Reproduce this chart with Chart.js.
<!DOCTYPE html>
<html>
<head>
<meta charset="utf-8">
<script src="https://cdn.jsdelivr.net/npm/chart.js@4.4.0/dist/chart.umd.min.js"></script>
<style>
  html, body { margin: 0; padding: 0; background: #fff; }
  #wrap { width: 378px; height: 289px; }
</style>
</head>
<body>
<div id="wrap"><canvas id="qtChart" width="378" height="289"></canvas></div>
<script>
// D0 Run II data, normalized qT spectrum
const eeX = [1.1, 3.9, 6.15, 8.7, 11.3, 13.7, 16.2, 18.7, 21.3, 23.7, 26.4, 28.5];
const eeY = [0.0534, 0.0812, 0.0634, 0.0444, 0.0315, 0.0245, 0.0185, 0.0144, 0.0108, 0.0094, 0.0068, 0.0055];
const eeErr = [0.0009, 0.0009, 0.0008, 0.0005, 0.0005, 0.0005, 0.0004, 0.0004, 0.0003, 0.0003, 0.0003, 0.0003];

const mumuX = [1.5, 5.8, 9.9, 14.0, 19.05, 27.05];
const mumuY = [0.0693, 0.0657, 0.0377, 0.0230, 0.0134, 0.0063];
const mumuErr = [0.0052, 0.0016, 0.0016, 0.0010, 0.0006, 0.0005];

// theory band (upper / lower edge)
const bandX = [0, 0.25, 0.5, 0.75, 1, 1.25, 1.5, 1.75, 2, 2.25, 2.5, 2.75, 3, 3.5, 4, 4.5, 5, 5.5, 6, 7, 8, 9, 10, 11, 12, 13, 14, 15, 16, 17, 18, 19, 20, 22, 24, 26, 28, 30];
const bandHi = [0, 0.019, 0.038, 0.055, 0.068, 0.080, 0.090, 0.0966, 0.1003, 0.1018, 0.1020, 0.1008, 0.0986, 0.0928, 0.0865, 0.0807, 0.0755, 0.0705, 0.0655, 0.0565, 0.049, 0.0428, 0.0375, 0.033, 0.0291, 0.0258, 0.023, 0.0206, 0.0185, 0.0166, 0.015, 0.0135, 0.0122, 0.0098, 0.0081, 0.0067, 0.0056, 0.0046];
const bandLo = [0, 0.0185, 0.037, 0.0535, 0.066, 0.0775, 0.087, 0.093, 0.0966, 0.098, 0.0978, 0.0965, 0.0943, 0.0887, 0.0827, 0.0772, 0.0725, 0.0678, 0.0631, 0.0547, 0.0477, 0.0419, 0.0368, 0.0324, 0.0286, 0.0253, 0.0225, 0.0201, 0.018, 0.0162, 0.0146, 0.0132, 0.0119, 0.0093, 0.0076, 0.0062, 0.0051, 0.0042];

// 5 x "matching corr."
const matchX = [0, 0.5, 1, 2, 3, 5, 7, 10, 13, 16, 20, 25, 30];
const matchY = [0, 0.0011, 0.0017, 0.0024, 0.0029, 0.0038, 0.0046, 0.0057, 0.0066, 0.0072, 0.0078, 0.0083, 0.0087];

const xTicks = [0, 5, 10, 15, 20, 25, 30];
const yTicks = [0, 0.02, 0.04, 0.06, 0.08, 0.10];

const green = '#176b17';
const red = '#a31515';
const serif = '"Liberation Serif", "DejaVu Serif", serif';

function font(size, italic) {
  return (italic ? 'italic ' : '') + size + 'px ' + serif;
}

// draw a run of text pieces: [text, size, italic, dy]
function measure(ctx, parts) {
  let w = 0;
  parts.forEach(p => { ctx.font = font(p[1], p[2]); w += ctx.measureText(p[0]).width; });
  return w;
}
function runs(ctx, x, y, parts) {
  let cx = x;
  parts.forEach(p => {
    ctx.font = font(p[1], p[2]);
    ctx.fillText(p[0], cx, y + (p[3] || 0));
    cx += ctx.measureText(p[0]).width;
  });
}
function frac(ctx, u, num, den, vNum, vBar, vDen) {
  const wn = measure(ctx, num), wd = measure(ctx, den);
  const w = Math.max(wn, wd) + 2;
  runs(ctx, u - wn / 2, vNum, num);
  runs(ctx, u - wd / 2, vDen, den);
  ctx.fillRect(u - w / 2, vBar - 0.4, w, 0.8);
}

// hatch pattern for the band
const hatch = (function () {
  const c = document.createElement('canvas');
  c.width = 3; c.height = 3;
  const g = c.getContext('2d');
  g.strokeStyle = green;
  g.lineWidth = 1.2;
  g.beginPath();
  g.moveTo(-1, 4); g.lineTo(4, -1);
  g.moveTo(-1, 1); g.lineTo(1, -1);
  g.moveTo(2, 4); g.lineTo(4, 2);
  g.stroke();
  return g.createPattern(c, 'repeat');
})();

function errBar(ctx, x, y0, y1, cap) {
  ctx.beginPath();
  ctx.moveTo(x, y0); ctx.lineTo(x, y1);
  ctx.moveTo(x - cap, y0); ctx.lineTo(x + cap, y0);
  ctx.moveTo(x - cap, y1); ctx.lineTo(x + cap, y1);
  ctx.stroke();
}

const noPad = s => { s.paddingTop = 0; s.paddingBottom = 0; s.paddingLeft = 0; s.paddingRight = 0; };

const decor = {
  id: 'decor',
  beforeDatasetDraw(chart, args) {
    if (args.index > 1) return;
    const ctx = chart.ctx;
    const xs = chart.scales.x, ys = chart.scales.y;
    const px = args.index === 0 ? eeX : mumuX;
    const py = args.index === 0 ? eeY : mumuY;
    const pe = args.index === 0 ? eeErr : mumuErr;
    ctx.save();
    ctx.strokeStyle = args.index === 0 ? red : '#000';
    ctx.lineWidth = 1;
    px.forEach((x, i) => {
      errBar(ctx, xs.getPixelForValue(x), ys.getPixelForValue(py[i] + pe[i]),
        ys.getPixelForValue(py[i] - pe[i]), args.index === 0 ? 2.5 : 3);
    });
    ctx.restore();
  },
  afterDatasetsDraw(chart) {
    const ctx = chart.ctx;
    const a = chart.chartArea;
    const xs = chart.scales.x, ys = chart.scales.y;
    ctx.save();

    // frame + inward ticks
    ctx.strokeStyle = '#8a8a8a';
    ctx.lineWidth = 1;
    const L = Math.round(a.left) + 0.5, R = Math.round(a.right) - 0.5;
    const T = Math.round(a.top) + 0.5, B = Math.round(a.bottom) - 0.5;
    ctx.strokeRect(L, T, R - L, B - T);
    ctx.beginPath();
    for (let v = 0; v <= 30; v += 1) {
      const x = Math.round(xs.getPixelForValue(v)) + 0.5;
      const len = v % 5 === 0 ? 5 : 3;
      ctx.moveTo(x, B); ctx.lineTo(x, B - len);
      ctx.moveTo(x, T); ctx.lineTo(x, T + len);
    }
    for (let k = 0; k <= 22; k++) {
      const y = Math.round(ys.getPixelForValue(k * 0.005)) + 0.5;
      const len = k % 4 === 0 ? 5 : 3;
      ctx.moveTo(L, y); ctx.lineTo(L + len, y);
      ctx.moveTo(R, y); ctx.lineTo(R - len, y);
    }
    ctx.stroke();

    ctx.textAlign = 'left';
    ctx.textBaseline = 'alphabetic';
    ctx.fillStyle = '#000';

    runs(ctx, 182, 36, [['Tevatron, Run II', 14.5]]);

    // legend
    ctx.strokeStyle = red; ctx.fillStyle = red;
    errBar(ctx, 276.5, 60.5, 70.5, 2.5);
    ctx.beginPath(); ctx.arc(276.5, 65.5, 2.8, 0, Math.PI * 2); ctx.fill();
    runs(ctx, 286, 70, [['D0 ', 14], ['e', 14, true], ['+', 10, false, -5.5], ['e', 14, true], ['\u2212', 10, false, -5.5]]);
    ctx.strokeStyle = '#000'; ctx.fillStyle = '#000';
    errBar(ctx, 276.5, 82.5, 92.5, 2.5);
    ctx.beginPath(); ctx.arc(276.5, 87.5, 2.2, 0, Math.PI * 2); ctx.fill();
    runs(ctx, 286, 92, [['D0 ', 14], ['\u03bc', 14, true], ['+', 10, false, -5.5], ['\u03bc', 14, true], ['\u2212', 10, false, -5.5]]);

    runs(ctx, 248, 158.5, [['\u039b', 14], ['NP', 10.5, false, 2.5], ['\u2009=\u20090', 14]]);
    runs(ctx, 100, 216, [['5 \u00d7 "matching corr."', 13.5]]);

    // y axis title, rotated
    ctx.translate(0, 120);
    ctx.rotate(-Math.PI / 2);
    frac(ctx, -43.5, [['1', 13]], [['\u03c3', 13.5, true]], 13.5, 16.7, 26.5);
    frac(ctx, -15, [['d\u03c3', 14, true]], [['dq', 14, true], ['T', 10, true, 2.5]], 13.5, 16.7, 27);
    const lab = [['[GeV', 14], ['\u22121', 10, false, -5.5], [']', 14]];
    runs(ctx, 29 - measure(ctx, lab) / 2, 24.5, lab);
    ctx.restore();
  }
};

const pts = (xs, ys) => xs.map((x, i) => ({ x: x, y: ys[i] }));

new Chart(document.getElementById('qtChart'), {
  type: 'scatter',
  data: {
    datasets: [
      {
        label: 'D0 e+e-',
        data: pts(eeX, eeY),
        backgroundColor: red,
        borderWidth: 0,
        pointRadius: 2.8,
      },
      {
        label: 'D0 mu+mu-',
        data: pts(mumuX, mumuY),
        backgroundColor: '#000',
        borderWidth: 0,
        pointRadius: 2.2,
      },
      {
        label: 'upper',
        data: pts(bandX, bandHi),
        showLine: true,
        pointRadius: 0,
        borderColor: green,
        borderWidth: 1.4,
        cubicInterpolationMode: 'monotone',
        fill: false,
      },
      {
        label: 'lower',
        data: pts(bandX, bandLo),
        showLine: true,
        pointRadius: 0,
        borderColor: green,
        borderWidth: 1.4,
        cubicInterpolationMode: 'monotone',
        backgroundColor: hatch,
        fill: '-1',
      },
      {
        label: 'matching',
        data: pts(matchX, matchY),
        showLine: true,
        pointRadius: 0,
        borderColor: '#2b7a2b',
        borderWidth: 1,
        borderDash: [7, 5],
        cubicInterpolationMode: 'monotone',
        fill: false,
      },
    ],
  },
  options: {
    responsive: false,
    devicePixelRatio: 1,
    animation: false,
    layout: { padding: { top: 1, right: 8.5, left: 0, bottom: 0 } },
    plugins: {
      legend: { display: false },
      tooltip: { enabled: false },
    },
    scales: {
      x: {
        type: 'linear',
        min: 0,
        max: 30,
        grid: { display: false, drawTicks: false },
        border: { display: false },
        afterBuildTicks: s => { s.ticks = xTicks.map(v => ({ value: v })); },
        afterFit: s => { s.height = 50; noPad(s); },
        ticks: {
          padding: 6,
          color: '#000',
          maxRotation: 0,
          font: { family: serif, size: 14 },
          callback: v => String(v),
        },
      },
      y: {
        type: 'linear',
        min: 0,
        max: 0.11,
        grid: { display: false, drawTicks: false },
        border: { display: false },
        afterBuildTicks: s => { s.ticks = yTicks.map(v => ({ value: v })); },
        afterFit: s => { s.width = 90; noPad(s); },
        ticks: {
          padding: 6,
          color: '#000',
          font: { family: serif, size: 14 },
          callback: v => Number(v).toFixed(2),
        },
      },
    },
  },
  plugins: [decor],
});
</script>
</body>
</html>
---
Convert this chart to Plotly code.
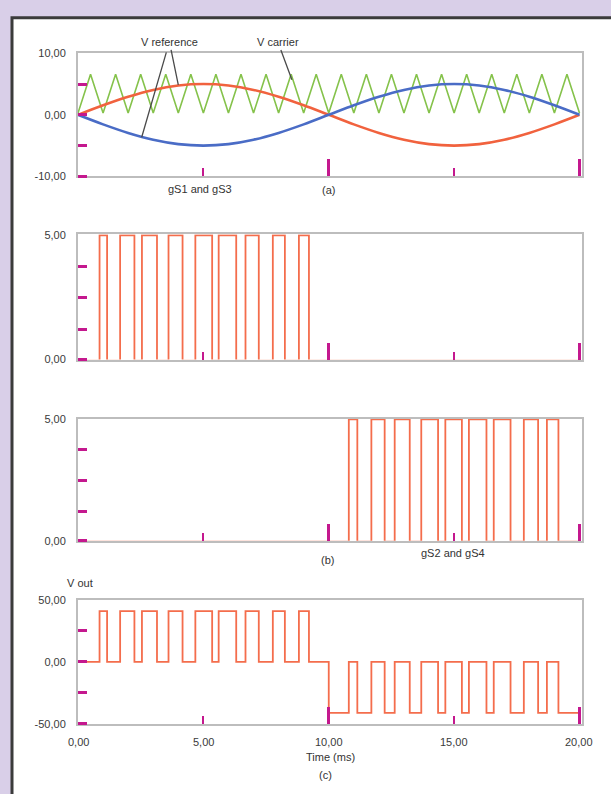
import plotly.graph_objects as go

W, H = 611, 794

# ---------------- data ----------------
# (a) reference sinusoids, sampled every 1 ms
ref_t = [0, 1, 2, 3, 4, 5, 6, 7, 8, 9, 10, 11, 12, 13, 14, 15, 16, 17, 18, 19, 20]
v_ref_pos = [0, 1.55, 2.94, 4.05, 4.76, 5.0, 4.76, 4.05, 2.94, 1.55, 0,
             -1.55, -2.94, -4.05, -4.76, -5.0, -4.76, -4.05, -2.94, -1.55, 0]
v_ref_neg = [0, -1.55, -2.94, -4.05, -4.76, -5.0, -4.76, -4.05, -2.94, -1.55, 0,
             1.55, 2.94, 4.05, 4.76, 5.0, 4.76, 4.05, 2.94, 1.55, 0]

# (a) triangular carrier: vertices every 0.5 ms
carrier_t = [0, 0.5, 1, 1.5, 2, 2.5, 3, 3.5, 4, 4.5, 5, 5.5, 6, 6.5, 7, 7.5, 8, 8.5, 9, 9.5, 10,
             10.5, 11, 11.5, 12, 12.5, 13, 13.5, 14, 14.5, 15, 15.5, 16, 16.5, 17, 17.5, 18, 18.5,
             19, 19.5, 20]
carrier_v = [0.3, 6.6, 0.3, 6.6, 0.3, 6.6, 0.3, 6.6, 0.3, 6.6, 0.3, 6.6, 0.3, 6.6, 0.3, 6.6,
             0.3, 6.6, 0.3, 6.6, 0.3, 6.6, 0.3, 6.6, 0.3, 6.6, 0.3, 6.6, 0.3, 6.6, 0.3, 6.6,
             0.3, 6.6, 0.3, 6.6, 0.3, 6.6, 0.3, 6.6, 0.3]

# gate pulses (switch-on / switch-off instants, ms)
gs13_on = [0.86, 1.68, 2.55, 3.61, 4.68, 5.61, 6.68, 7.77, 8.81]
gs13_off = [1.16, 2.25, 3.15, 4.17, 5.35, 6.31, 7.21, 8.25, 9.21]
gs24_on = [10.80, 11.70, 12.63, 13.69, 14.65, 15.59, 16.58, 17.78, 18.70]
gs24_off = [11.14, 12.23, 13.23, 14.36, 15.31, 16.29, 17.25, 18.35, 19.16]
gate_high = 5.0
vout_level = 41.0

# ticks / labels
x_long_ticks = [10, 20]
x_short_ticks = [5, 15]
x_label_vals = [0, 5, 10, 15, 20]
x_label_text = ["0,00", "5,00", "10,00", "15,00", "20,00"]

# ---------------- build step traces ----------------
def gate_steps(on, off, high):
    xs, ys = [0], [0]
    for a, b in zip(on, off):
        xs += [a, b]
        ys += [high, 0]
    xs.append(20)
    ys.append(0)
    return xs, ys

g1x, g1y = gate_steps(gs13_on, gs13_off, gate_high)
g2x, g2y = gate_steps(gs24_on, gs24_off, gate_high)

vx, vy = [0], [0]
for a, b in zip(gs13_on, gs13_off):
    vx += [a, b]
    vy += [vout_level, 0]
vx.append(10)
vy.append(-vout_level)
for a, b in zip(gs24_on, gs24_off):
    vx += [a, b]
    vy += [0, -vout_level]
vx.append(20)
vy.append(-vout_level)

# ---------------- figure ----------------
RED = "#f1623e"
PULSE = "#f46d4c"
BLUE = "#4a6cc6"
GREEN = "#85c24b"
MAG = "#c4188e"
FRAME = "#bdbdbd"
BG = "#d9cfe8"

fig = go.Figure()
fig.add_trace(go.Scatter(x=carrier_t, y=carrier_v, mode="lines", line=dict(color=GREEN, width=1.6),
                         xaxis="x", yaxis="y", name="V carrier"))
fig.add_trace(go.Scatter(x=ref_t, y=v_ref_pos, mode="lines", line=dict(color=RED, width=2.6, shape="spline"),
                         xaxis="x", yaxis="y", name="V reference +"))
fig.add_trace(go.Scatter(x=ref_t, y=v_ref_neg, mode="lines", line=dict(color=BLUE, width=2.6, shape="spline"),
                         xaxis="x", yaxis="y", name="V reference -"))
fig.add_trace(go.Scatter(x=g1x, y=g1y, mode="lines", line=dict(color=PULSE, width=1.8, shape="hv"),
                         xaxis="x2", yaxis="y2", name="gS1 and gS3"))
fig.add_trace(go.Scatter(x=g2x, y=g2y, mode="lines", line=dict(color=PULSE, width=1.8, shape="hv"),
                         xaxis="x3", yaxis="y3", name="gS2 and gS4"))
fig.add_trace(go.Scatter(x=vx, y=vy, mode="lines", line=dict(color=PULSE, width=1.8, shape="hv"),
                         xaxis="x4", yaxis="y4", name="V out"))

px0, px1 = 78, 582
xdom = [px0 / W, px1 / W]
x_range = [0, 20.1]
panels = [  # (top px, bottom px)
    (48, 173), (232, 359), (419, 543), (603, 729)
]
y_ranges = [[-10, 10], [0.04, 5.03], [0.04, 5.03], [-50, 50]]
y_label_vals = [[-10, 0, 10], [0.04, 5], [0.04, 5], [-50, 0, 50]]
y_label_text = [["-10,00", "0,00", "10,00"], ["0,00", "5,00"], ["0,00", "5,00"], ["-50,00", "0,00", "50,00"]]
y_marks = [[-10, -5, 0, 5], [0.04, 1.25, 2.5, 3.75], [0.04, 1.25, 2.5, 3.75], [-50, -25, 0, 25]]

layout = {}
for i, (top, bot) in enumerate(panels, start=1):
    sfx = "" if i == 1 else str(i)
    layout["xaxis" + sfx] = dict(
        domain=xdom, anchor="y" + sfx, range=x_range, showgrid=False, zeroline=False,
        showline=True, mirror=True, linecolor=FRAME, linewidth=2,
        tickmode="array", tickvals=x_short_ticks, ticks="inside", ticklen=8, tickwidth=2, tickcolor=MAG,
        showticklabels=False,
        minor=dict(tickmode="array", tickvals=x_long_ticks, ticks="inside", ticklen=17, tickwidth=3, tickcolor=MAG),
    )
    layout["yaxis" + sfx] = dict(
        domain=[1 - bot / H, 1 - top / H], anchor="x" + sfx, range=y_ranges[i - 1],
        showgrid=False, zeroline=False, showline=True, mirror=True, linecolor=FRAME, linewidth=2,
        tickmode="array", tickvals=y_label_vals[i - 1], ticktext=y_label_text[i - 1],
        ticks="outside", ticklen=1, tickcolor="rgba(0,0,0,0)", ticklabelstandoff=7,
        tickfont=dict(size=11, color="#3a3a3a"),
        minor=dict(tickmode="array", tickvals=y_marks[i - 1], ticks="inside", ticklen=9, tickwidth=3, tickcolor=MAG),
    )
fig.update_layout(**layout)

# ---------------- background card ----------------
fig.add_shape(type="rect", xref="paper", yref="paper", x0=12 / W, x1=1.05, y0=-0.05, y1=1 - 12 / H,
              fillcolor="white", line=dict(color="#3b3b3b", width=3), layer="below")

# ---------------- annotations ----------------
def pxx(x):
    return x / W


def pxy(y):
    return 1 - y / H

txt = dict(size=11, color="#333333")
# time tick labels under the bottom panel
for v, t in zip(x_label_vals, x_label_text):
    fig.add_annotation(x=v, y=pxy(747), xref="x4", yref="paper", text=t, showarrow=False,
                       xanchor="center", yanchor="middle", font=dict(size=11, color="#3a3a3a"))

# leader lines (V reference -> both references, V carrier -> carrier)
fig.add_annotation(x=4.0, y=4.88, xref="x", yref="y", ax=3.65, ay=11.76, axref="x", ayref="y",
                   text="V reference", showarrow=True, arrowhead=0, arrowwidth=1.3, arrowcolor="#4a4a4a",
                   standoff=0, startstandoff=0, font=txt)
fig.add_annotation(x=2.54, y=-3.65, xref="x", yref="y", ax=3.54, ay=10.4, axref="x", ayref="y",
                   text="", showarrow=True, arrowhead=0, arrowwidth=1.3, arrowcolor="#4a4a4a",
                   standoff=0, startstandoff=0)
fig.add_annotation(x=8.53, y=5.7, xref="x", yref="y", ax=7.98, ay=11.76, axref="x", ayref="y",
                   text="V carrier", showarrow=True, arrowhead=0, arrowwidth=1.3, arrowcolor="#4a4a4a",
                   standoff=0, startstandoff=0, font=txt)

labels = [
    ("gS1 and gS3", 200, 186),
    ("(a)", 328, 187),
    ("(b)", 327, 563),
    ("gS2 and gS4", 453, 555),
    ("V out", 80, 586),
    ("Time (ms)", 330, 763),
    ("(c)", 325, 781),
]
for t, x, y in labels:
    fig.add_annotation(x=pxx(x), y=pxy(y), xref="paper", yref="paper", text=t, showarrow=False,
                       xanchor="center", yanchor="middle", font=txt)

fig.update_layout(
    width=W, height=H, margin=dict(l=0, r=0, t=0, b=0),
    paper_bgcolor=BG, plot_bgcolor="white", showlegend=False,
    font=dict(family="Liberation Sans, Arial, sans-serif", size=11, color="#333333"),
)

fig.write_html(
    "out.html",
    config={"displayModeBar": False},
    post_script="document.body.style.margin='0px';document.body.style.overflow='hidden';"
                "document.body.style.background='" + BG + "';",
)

● Set problem
Write out every line of the data that holds the word "this".

● Completed exercise
Reproduce this chart with Chart.js.
Convert this chart to Plotly code.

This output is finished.